More Amazon merchants are fulfilling Prime orders themselves

November 17, 2016 01:34 PM

(Bloomberg)— Inc. is turning to merchants who sell on its marketplace and can ship quickly to expand Prime-eligible inventory.

Inventory available for delivery within two business days expanded by 6 million items under the Seller Fulfilled Prime program, the company announced Thursday. Amazon began testing the program in 2015 and formally rolled it out earlier this year. At the end of 2015, 500,000 SKUs flagged as "Prime Eligible" were shipped by their sellers, not Amazon.

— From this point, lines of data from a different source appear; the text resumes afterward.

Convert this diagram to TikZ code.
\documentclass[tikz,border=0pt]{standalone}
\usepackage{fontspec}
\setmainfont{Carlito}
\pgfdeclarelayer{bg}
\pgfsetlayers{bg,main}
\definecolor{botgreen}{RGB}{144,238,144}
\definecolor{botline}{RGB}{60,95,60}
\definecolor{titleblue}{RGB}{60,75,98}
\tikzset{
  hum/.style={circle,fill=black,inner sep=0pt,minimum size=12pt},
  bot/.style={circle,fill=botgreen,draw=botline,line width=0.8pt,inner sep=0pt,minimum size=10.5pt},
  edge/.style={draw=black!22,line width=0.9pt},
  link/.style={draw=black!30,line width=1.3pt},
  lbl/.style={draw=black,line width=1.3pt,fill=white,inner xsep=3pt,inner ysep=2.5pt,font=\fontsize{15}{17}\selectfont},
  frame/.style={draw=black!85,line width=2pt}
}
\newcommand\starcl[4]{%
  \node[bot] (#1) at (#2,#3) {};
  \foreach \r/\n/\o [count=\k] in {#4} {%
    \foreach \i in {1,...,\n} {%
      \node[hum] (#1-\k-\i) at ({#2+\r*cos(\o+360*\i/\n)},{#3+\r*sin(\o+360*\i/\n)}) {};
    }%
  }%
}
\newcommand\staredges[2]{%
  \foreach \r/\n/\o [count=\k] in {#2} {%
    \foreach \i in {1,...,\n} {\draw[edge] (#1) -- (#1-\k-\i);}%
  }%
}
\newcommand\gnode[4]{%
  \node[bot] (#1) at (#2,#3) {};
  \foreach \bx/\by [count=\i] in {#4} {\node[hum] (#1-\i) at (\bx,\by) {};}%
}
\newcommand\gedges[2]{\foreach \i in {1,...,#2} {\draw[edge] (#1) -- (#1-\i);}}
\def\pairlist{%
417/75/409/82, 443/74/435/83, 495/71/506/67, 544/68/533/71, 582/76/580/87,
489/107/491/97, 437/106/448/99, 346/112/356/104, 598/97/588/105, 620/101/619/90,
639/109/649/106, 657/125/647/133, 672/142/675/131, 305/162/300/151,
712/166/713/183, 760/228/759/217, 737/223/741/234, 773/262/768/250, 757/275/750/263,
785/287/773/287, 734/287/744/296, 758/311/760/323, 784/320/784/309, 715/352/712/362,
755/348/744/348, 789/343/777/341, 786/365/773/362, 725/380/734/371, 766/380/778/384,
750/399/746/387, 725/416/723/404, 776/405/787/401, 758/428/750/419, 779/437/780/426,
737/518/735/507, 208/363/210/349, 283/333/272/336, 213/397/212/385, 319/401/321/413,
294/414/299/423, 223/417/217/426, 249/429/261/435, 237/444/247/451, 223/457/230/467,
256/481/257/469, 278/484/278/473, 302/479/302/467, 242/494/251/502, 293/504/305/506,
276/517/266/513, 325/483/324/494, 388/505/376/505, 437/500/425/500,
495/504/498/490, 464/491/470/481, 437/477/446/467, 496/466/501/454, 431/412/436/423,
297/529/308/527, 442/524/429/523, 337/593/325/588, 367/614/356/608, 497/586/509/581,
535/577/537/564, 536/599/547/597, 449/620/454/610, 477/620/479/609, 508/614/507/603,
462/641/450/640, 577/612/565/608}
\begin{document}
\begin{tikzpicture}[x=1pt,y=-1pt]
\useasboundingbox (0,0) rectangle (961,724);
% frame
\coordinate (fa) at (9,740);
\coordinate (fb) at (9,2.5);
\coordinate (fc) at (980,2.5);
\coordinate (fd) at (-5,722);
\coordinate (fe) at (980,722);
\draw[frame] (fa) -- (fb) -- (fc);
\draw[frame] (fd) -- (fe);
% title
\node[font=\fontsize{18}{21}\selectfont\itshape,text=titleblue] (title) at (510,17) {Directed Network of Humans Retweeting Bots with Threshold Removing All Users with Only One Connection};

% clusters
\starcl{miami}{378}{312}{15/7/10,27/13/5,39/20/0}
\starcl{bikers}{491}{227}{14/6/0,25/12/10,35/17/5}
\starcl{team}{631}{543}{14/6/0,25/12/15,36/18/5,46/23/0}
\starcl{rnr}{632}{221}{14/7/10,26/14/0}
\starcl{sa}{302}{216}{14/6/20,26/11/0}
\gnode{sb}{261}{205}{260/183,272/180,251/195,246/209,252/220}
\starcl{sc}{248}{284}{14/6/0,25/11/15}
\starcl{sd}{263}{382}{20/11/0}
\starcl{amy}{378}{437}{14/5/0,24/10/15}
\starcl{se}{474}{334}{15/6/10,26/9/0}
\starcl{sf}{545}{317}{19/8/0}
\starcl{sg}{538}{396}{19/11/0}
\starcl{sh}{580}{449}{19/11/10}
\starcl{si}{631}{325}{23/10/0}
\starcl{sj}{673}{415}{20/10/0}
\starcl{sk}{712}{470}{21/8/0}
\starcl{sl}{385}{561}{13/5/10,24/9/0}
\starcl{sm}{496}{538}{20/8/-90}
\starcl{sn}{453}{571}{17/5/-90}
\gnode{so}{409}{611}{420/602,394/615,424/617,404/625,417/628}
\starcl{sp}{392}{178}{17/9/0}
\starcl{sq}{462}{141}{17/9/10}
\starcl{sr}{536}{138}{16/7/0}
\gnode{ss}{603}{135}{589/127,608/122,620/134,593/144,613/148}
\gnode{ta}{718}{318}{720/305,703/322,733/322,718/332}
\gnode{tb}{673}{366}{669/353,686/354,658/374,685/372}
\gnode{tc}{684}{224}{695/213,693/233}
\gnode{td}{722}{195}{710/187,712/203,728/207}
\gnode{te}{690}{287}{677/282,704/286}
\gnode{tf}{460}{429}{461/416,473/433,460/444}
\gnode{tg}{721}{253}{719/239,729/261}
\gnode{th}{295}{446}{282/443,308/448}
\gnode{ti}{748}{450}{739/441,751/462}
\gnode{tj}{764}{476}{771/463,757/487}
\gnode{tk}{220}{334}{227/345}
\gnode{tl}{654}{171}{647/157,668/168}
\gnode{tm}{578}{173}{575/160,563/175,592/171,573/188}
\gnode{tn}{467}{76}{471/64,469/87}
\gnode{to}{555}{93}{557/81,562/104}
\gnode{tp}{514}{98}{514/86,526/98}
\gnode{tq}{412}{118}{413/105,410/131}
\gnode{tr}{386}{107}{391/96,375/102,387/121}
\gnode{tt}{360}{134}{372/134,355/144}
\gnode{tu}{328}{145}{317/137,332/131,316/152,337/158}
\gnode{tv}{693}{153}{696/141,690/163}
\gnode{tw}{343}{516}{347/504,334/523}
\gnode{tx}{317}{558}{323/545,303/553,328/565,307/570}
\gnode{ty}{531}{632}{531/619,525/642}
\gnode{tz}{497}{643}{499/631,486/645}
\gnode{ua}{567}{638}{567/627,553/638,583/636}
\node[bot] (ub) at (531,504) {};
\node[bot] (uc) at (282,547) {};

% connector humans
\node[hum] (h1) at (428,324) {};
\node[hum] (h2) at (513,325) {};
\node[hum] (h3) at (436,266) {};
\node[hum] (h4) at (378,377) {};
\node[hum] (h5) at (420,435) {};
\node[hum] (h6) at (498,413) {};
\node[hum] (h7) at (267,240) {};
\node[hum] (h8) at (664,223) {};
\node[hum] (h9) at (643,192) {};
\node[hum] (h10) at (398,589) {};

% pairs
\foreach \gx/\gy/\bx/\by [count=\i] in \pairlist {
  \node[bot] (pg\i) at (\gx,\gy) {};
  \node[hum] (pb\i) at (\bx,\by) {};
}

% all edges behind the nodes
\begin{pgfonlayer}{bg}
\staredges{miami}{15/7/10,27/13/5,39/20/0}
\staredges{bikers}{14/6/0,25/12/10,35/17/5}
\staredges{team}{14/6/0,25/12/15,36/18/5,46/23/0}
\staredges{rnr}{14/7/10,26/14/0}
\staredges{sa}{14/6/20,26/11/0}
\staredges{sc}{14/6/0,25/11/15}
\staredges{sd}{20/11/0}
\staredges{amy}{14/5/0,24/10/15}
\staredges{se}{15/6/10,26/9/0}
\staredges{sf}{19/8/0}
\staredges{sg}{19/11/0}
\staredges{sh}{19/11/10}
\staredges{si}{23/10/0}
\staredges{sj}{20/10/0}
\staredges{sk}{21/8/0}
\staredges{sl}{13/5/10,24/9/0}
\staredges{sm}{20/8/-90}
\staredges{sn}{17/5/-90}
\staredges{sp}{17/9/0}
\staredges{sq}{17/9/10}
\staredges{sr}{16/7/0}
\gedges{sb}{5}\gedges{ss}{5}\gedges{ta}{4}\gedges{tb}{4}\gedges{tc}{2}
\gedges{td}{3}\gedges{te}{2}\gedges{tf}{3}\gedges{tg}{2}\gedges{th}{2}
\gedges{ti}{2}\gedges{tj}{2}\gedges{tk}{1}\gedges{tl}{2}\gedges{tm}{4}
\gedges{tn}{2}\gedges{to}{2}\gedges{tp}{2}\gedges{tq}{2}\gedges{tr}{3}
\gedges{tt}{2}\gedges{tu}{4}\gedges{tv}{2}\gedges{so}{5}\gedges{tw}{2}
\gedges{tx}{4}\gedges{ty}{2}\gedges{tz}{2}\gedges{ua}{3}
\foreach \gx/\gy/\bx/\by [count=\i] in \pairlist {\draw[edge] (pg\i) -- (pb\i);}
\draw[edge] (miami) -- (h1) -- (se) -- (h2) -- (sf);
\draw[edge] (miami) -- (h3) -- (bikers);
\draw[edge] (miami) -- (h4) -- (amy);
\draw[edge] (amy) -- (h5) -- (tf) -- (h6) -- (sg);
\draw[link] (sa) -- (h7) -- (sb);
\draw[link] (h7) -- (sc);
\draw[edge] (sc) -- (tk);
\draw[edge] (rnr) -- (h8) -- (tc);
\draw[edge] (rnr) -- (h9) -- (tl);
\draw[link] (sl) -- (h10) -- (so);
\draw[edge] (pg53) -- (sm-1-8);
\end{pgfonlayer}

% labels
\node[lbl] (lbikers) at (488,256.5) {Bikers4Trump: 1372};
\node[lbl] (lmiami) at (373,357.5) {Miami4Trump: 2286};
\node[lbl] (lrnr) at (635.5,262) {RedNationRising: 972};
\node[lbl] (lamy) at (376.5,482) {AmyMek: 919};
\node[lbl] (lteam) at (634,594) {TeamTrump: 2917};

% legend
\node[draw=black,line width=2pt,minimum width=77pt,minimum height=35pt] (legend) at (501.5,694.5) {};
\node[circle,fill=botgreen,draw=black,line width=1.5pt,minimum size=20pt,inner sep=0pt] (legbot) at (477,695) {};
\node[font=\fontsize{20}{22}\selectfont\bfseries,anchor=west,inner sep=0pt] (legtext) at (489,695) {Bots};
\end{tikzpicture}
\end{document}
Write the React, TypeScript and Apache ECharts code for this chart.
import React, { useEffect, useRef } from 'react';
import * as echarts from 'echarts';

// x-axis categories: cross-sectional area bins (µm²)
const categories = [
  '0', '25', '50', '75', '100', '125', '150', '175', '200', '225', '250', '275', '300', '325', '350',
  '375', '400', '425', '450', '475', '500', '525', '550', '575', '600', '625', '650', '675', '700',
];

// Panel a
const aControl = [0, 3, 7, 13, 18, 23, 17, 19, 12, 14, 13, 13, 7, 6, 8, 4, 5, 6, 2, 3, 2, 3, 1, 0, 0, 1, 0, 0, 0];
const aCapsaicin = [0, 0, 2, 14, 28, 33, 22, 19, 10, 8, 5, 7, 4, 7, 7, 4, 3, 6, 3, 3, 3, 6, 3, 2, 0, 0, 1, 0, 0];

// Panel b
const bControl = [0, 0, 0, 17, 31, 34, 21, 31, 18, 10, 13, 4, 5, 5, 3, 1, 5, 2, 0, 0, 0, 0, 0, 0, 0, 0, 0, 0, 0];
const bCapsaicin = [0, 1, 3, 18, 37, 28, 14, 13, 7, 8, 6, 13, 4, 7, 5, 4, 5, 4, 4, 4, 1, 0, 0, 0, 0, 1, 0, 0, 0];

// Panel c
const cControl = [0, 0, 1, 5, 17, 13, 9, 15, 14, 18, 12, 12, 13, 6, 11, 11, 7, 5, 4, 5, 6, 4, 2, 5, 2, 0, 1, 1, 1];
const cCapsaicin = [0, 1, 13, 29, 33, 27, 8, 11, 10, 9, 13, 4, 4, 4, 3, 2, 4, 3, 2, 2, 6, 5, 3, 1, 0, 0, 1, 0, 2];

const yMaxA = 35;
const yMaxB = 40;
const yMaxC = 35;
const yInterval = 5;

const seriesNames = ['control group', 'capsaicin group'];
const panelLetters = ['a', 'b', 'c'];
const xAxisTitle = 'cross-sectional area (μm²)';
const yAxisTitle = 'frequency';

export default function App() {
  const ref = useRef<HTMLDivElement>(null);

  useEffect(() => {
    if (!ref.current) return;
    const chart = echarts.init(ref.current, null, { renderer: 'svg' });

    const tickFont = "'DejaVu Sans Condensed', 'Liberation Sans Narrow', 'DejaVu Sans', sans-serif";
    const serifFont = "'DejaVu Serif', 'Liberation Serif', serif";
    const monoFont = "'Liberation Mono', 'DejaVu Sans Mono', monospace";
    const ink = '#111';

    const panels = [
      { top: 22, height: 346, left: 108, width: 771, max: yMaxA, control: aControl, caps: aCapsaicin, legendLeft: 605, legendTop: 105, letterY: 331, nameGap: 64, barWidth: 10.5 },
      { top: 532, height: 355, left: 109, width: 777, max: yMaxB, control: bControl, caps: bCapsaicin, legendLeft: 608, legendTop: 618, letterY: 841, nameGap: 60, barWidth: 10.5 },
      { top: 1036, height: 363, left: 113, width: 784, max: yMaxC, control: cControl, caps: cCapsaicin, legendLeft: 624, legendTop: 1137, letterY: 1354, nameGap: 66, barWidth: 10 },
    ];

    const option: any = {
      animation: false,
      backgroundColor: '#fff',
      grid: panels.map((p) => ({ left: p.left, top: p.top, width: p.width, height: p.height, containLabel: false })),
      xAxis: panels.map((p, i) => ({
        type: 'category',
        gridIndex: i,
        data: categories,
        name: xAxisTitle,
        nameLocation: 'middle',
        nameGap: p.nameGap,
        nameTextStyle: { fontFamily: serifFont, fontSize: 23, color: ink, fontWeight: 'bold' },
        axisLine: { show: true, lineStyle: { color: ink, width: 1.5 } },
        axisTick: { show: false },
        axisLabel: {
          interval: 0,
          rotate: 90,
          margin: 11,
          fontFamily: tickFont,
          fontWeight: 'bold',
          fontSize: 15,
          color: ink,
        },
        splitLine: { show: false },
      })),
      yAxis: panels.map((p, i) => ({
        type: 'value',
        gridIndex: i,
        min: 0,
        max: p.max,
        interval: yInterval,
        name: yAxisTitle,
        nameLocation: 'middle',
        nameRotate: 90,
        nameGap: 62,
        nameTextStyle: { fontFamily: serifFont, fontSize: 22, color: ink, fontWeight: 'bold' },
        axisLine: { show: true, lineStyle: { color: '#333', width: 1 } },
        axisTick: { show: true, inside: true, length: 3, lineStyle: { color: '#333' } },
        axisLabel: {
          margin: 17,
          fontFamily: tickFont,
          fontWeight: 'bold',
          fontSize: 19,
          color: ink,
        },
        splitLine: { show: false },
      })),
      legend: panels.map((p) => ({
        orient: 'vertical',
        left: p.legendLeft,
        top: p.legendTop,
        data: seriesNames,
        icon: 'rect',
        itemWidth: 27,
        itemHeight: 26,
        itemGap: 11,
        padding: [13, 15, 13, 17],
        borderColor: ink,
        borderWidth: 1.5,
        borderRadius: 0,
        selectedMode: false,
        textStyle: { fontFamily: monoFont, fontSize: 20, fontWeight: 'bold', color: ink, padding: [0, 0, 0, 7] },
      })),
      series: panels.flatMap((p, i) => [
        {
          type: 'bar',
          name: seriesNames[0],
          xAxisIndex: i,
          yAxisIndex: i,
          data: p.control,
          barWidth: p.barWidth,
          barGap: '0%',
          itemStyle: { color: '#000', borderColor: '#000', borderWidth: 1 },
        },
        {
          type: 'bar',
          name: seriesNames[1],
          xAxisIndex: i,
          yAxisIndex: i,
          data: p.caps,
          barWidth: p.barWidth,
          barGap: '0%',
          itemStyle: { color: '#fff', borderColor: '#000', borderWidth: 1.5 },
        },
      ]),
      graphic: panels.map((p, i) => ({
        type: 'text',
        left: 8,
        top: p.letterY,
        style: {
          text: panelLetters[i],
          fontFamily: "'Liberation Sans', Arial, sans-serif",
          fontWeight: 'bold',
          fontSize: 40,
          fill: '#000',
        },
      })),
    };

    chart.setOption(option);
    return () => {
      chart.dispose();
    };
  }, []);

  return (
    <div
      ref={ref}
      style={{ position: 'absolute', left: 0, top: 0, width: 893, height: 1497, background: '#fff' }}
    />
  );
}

It’s the latest sign the world’s biggest online retailer can’t build facilities quickly enough to meet demand for an ever-expanding assortment of goods that customers want delivered fast and free. Warehouse capacity issues and the cost of new facilities helped increase Amazon’s spending on order fulfillment 34% in the third quarter. The big expenses caused the Seattle-based company to miss analysts’ profit projections, driving down shares 8.8% since the results were reported Oct. 27.

Amazon’s revenue is projected to increase 28% to $137 billion this year, according to analysts’ estimates compiled by Bloomberg. The fast growth prompted the company to accelerate its warehouse building spree, with more than 15 fulfillment centers opening in California, Texas, Illinois, Kansas, New Jersey, Georgia and Florida that will collectively employ more than 12,000 workers.

In addition to adding capacity, Amazon introduced Seller Fulfilled Prime to take advantage of the warehouse space of its merchant partners. Amazon sells its own inventory as well as products owned by merchants who give the company a cut of each sale, similar to a consignment shop. Many of those merchants send their products to Amazon warehouses and pay the company extra to handle packing and shipping, called Fulfillment By Amazon, which lets their products be listed as Prime eligible. Seller Fulfilled Prime is a way to let select merchants get the Prime label on products without using Amazon’s facilities. Prime subscribers pay $99 a year for faster, free delivery in addition to other benefits such as access to the company’s video service.

Jeff McDonald, owner of Raw Paws Pet Food in Indianapolis, joined the program in August about a year after he began selling products on Amazon. His company had to pass a test by fulfilling 300 orders with little wiggle room for returns, defective products or late shipments, he said.

"It was a really hard approval process," he said.

The advantage is that he can now list all of the pet food and chew toys in his inventory as Prime eligible to see which ones are the most popular.

Earlier this year, Amazon began restricting access to its warehouses due to capacity concerns and it changed its fee structure to penalize merchants who store slow-moving and off-season products during the busy holiday shopping period.